Unlike Vaida's Front, the PNȚ was not affected by Tătărescu's ordinance of March 1937, which outlawed party colors and political uniforms. Standardized electoral symbols were themselves outlawed in 1938; during the abortive electoral campaign of that year, parties ran under a "numbered dots" system, which reflected their order of registration. A controversy erupted when the PNȚ was assigned five dots, despite registering third. Maniu fought against the measure and obtained a three-dot symbol. For the ill-fated elections of 1946, the PNȚ used a depiction of the human eye as its logo. During early talks for an alliance with the PNL, it also registered a house icon. In August 1946, it sought to reclaim that symbol as its own, but the Electoral Commission refused to grant them this change. In his subsequent speeches, Maniu associated the eye with the need for lucidity, as in: to keep one's eyes wide open. Where the PNȚ was discouraged from participating, hand-painted images of the eye became signals of popular discontent. Following the 1947 clampdown, the symbol was also prohibited, leading overzealous officials in Gorj County to demand that church murals featuring the Eye of Providence (which they read as "Maniu's Eye") be painted over.

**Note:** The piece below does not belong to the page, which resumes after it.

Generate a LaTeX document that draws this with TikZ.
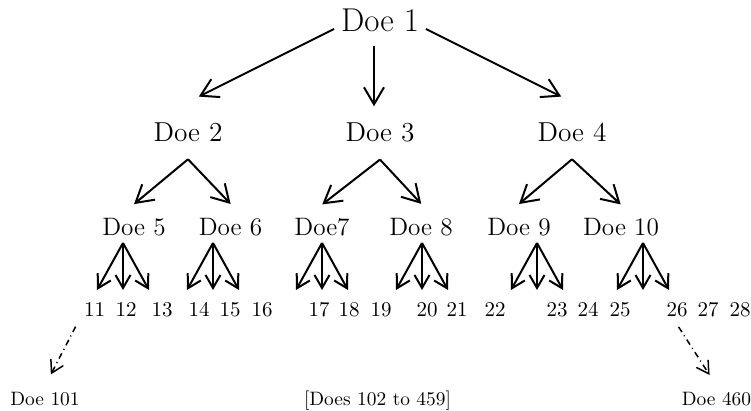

== Scissions and mergers ==
=== Parties seceded from the PNȚ ===
- Peasants' Party–Lupu (1927)
- Democratic Peasants' Party–Stere (1931)
- Radical Peasants' Party (1933)
- Romanian Front (1935)
- Socialist Peasants' Party (1938)
- National Peasants' Party–Alexandrescu (1944)
- Democratic Peasants' Party–Lupu (1946)

=== Parties absorbed by the PNȚ ===
- Peasants' Party–Lupu (1937)

==Electoral history==
=== Legislative elections ===

| Election | Votes | Percentage | Assembly | Senate | Position | Aftermath^{1} |
| 1926 | 727,202 | 28.4 | 69 / 387 | 8 / 115 | 2nd | Opposition to PP government (1926–1927) |
| 1927 | 610,149 | 22.5 | 54 / 387 | 17 / 113 | 2nd | Opposition to PNL government (1927–1928) |
| 1928 | 2,208,922 | 79.2 | 326 / 387 | 105 / 113 | 1st | PNȚ government (1928–1931) |
| 1931 | 438,747 | 15.4 | 30 / 387 | 1 / 113 | 2nd | Opposition to PND minority government (1931–1932) |
| 1932 | 1,203,700 | 41.5 | 274 / 387 | 104 / 113 | 1st | PNȚ government (1932–1933) |
| 1933 | 414,685 | 14.2 | 29 / 387 | 0 / 108 | 2nd | Opposition to PNL government (1933–1937) |
| 1937 | 626,612 | 20.7 | 86 / 387 | 10 / 113 | 2nd | Opposition to PNC minority government (1937–1938) |
| Parliament suspended | Extra-parliamentary opposition to Miron Cristea's monarchist government (1938–1939) |
| 1939 | Party banned |  | 0 / 258 | 0 / 88 | – | Extra-parliamentary opposition to FRN monarchist government (1939–1940) |
| Parliament suspended | Extra-parliamentary opposition to the National Legionary State (1940–1941) |
Extra-parliamentary opposition to Ion Antonescu's military government (1941–1944)
FND-PNL-PNȚ government (1944–1945)
Extra-parliamentary opposition to FND government (1945–1946)
| 1946 | 881,304 | 12.9 | 33 / 414 | Senate abolished | 2nd | Opposition to BPD government (1946–1947) |

Notes:

^{1} Almost always, the government was named before parliamentary elections and confirmed afterwards.